The Democratic People's Republic of Korea (DPRK) Monday slammed a Japanese diplomat for insulting sexual slaves forcibly recruited by the Japanese army during World War II.
The official Korean Central News Agency (KCNA) said that Takashi Shinozuka, the Japanese consul general to the southern U.S. city of Atlanta, "hurled mud at the victims of the sexual slavery for the Imperial Japanese Army."
In a media interview weeks ago, Takashi Shinozuka said there is no evidence proving that the Japanese army forced foreign women including those from Korea into sexual slavery, while terming the victims of the slavery "prostitutes," according to media reports.
"This is just a typical impudent act of the hooligans in Japan adding insult to injury of the victims of the sexual slavery, far from making an apology for the hideous crime against humanity," said the KCNA.
The news agency also said "a string of invective terming the history of 'comfort women' toilet history and the slavery a 'voluntary act for making money' is being loudly heard from the right-wing reactionaries of Japan" over the past several years.
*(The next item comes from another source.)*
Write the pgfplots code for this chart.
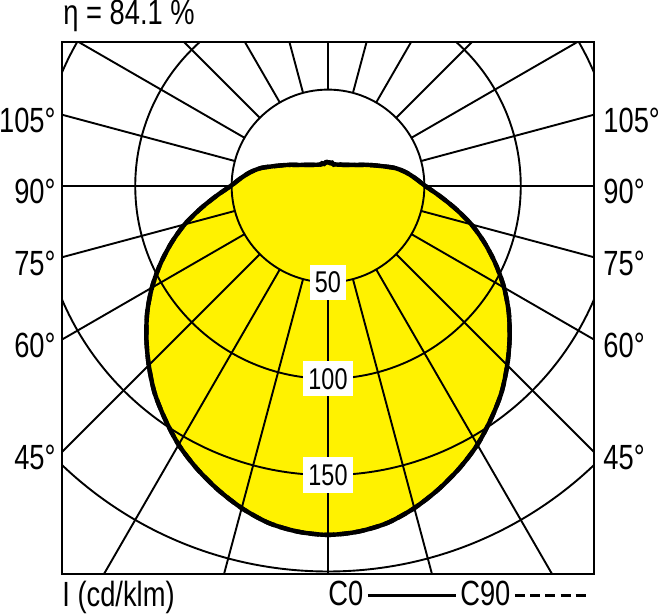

"The above-said remarks let out by the Japanese consul general against this backdrop clearly shows once again the true colors of Japan as a morally depraved country, which can never change," it said.
"Comfort women" were women and girls forced into sex slavery by the Japanese army during World War II.
Experts estimated that some 400,000 women in Asia and from the Netherlands and Australia were forced to serve as "comfort women" during World War II, nearly half of whom were Chinese.